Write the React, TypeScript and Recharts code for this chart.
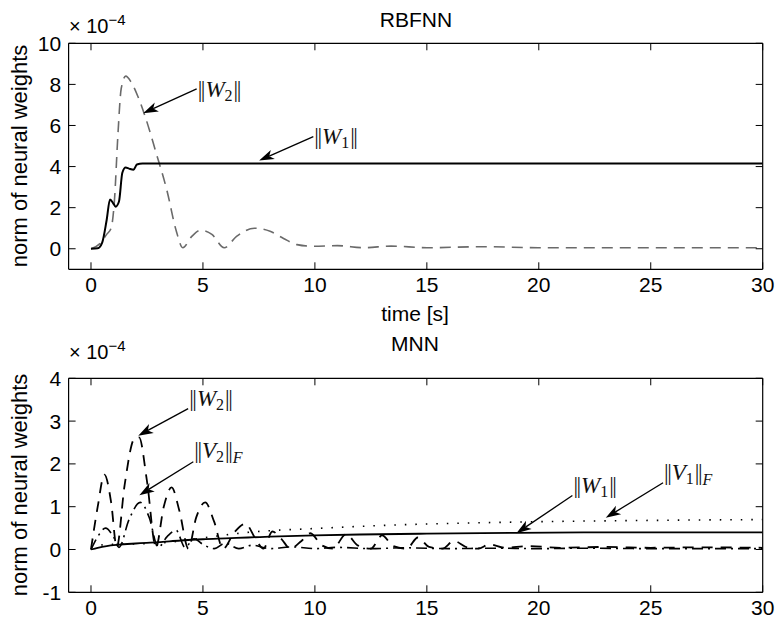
import React from 'react';
import { LineChart, Line, XAxis, YAxis, ReferenceLine } from 'recharts';

const FONT = "'Liberation Sans', Arial, Helvetica, sans-serif";
const SERIF = "'Liberation Serif', 'DejaVu Serif', serif";

// ticks
const timeTicks = [0, 5, 10, 15, 20, 25, 30];
const rbfTicks = [0, 2, 4, 6, 8, 10];
const mnnTicks = [-1, 0, 1, 2, 3, 4];

// RBFNN: ||W1|| (solid)
const rbfW1Time = [0, 0.3, 0.5, 0.7, 0.85, 1.0, 1.1, 1.25, 1.4, 1.55, 1.7, 1.9, 2.05, 2.3, 5, 10, 20, 30];
const rbfW1Val = [0, 0.02, 0.3, 1.4, 2.4, 2.2, 2.05, 2.3, 3.7, 3.95, 3.9, 3.85, 4.1, 4.15, 4.15, 4.15, 4.15, 4.15];

// RBFNN: ||W2|| (dashed grey)
const rbfW2Time = [0, 0.4, 0.7, 0.9, 1.05, 1.2, 1.35, 1.55, 1.8, 2.1, 2.4, 2.9, 3.4, 3.8, 4.1, 4.5, 4.9, 5.4, 5.95, 6.5, 7.3, 8.0, 8.6, 9.2, 9.9, 11, 12.2, 13.4, 15, 17.5, 20, 25, 30];
const rbfW2Val = [0, 0.25, 0.7, 1.0, 2.4, 5.5, 7.8, 8.4, 8.1, 7.4, 6.5, 4.7, 2.8, 0.9, 0.05, 0.6, 0.9, 0.7, 0.05, 0.6, 1.0, 0.85, 0.5, 0.2, 0.12, 0.15, 0.05, 0.13, 0.05, 0.1, 0.05, 0.05, 0.05];

// MNN: ||W1|| (solid)
const mnnW1Time = [0, 0.3, 0.7, 1.2, 2, 3, 4, 5, 6, 7, 8, 10, 12, 15, 19, 22, 30];
const mnnW1Val = [0, 0.04, 0.08, 0.11, 0.14, 0.17, 0.21, 0.24, 0.26, 0.28, 0.3, 0.33, 0.35, 0.37, 0.39, 0.4, 0.4];

// MNN: ||V1||_F (dotted)
const mnnV1Time = [0, 0.4, 1, 2, 3, 4, 5, 6, 7, 8, 10, 12, 14, 17, 20, 25, 30];
const mnnV1Val = [0.05, 0.1, 0.12, 0.13, 0.15, 0.2, 0.27, 0.34, 0.4, 0.44, 0.49, 0.54, 0.58, 0.62, 0.65, 0.68, 0.7];

// MNN: ||W2|| (dashed)
const mnnW2Time = [0, 0.3, 0.6, 0.9, 1.15, 1.5, 1.95, 2.15, 2.5, 2.9, 3.25, 3.6, 3.95, 4.35, 4.7, 5.1, 5.5, 5.9, 6.4, 6.9, 7.35, 7.7, 8.1, 8.5, 8.9, 9.4, 9.8, 10.3, 10.8, 11.4, 11.9, 12.5, 13.0, 13.5, 14.1, 14.6, 15.1, 15.7, 16.2, 16.8, 17.3, 17.8, 18.5, 19.5, 21, 23, 25, 27, 30];
const mnnW2Val = [0, 1.0, 1.75, 1.1, 0.05, 1.5, 2.6, 2.62, 1.6, 0.05, 1.0, 1.45, 0.9, 0.02, 0.75, 1.1, 0.65, 0.02, 0.4, 0.6, 0.25, 0.02, 0.42, 0.25, 0.02, 0.2, 0.38, 0.1, 0.02, 0.36, 0.1, 0.02, 0.33, 0.08, 0.02, 0.28, 0.06, 0.02, 0.2, 0.05, 0.02, 0.12, 0.04, 0.08, 0.04, 0.06, 0.04, 0.05, 0.04];

// MNN: ||V2||_F (dash-dot)
const mnnV2Time = [0, 0.3, 0.65, 1.0, 1.25, 1.7, 2.2, 2.6, 3.0, 3.4, 3.8, 4.2, 4.6, 5.0, 5.5, 6.0, 6.6, 7.2, 8, 9, 10, 11, 12.5, 14, 16, 18, 20, 22, 25, 30];
const mnnV2Val = [0, 0.3, 0.5, 0.3, 0.05, 0.7, 1.1, 0.75, 0.05, 0.3, 0.45, 0.05, 0.25, 0.12, 0.02, 0.15, 0.02, 0.1, 0.02, 0.06, 0.02, 0.05, 0.02, 0.04, 0.02, 0.03, 0.02, 0.03, 0.02, 0.02];

type Ann = { name: string; sub: string; extra?: string; tail: [number, number]; head: [number, number]; dy: number };

const rbfAnnotations: Ann[] = [
  { name: 'W', sub: '2', tail: [4.72, 7.78], head: [2.33, 6.6], dy: 8 },
  { name: 'W', sub: '1', tail: [9.93, 5.46], head: [7.51, 4.29], dy: 7 },
];
const mnnAnnotations: Ann[] = [
  { name: 'W', sub: '2', tail: [4.34, 3.29], head: [2.11, 2.66], dy: -3 },
  { name: 'V', sub: '2', extra: 'F', tail: [4.57, 2.05], head: [2.16, 1.27], dy: -4 },
  { name: 'W', sub: '1', tail: [21.5, 1.26], head: [19.0, 0.38], dy: -3 },
  { name: 'V', sub: '1', extra: 'F', tail: [25.55, 1.56], head: [22.99, 0.74], dy: -3 },
];

const pairs = (ts: number[], vs: number[]) => ts.map((t, i) => ({ t, v: vs[i] }));

function ArrowShape(props: any) {
  const { x1, y1, x2, y2, ann } = props;
  const dx = x2 - x1, dy = y2 - y1;
  const len = Math.hypot(dx, dy) || 1;
  const ux = dx / len, uy = dy / len;
  const nx = -uy, ny = ux;
  const L = 15, W = 5, notch = 4;
  const bx = x2 - ux * L, by = y2 - uy * L;
  const mx = x2 - ux * (L - notch), my = y2 - uy * (L - notch);
  const pts = [[x2, y2], [bx + nx * W, by + ny * W], [mx, my], [bx - nx * W, by - ny * W]];
  return (
    <g>
      <line x1={x1} y1={y1} x2={mx} y2={my} stroke="#000" strokeWidth={1.3} />
      <polygon points={pts.map((p) => p.join(',')).join(' ')} fill="#000" />
      <text x={x1 + 1} y={y1 + ann.dy} fontFamily={SERIF} fontSize={23} fill="#111">
        <tspan letterSpacing={-1.5}>||</tspan>
        <tspan fontStyle="italic" dx={1.5}>{ann.name}</tspan>
        <tspan fontSize={16} dy={4}>{ann.sub}</tspan>
        <tspan dy={-4} dx={1} letterSpacing={-1.5}>||</tspan>
        {ann.extra ? <tspan fontSize={16} fontStyle="italic" dy={5} dx={1.5}>{ann.extra}</tspan> : null}
      </text>
    </g>
  );
}

const tickStyle = { fill: '#000', fontSize: 21, fontFamily: FONT };
const axisLineStyle = { stroke: '#000', strokeWidth: 1.2 };
const tickLineStyle = { stroke: '#000', strokeWidth: 1 };
const Empty = () => <g />;

function Frame({ yDomain, yTicks, xHeight }: any) {
  return [
    <XAxis key="xb" xAxisId={0} dataKey="t" type="number" domain={[-1, 30]} ticks={timeTicks} allowDataOverflow interval={0}
      height={xHeight} tickSize={-7} tickMargin={14.4} tick={tickStyle} axisLine={axisLineStyle} tickLine={tickLineStyle} />,
    <XAxis key="xt" xAxisId="top" orientation="top" dataKey="t" type="number" domain={[-1, 30]} ticks={timeTicks} allowDataOverflow interval={0}
      height={1} tickSize={-7} tick={Empty} axisLine={axisLineStyle} tickLine={tickLineStyle} />,
    <YAxis key="yl" yAxisId={0} type="number" domain={yDomain} ticks={yTicks} allowDataOverflow interval={0}
      width={60} tickSize={-7} tickMargin={14.5} tick={tickStyle} axisLine={axisLineStyle} tickLine={tickLineStyle} />,
    <YAxis key="yr" yAxisId="right" orientation="right" type="number" domain={yDomain} ticks={yTicks} allowDataOverflow interval={0}
      width={1} tickSize={-7} tick={Empty} axisLine={axisLineStyle} tickLine={tickLineStyle} />,
  ];
}

function renderAnn(list: Ann[], prefix: string) {
  return list.map((a, i) => (
    <ReferenceLine key={prefix + i} xAxisId={0} yAxisId={0} ifOverflow="visible"
      segment={[{ x: a.tail[0], y: a.tail[1] }, { x: a.head[0], y: a.head[1] }]}
      shape={(p: any) => <ArrowShape {...p} ann={a} />} />
  ));
}

export default function App() {
  return (
    <div style={{ position: 'absolute', left: 0, top: 0, width: 776, height: 619, background: '#fff' }}>
      <div style={{ position: 'absolute', left: 0, top: 0 }}>
        <LineChart width={776} height={310} margin={{ top: 42.3, right: 12.3, bottom: 10.7, left: 8.6 }}>
          {Frame({ yDomain: [-1, 10], yTicks: rbfTicks, xHeight: 30 })}
          <Line data={pairs(rbfW2Time, rbfW2Val)} dataKey="v" type="monotone" stroke="#6a6a6a" strokeWidth={1.6}
            strokeDasharray="11 7" dot={false} activeDot={false} isAnimationActive={false} />
          <Line data={pairs(rbfW1Time, rbfW1Val)} dataKey="v" type="monotone" stroke="#000" strokeWidth={2}
            dot={false} activeDot={false} isAnimationActive={false} />
          {renderAnn(rbfAnnotations, 'r')}
        </LineChart>
      </div>
      <div style={{ position: 'absolute', left: 0, top: 310 }}>
        <LineChart width={776} height={309} margin={{ top: 67.3, right: 12.3, bottom: 0.7, left: 8.6 }}>
          {Frame({ yDomain: [-1, 4], yTicks: mnnTicks, xHeight: 26 })}
          <Line data={pairs(mnnV1Time, mnnV1Val)} dataKey="v" type="monotone" stroke="#000" strokeWidth={1.6}
            strokeDasharray="1.5 9" dot={false} activeDot={false} isAnimationActive={false} />
          <Line data={pairs(mnnV2Time, mnnV2Val)} dataKey="v" type="monotone" stroke="#000" strokeWidth={1.6}
            strokeDasharray="11 5 2 5" dot={false} activeDot={false} isAnimationActive={false} />
          <Line data={pairs(mnnW2Time, mnnW2Val)} dataKey="v" type="monotone" stroke="#000" strokeWidth={1.8}
            strokeDasharray="11 8" dot={false} activeDot={false} isAnimationActive={false} />
          <Line data={pairs(mnnW1Time, mnnW1Val)} dataKey="v" type="monotone" stroke="#000" strokeWidth={1.8}
            dot={false} activeDot={false} isAnimationActive={false} />
          {renderAnn(mnnAnnotations, 'm')}
        </LineChart>
      </div>
      <svg width={776} height={619} style={{ position: 'absolute', left: 0, top: 0, pointerEvents: 'none' }}>
        <g fontFamily={FONT} fill="#000">
          <text x={416} y={27} fontSize={21} textAnchor="middle">RBFNN</text>
          <text x={415} y={321} fontSize={21} textAnchor="middle">time [s]</text>
          <text x={415} y={351} fontSize={21} textAnchor="middle">MNN</text>
          <text x={69} y={33} fontSize={20}>× 10<tspan fontSize={15} dy={-8}>−4</tspan></text>
          <text x={69} y={359} fontSize={20}>× 10<tspan fontSize={15} dy={-8}>−4</tspan></text>
          <text x={27} y={156} fontSize={22} textAnchor="middle" transform="rotate(-90 27 156)">norm of neural weights</text>
          <text x={27} y={485} fontSize={22} textAnchor="middle" transform="rotate(-90 27 485)">norm of neural weights</text>
        </g>
      </svg>
    </div>
  );
}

-------------------------

SET TASK:
Repeat exactly and only the lines from the start of the data above through the line that holds "const mnnTicks = [-1, 0, 1, 2, 3, 4];", inclusive. Pictures do not belong in the copy.

FULL RESPONSE:
Write the React, TypeScript and Recharts code for this chart.
import React from 'react';
import { LineChart, Line, XAxis, YAxis, ReferenceLine } from 'recharts';

const FONT = "'Liberation Sans', Arial, Helvetica, sans-serif";
const SERIF = "'Liberation Serif', 'DejaVu Serif', serif";

// ticks
const timeTicks = [0, 5, 10, 15, 20, 25, 30];
const rbfTicks = [0, 2, 4, 6, 8, 10];
const mnnTicks = [-1, 0, 1, 2, 3, 4];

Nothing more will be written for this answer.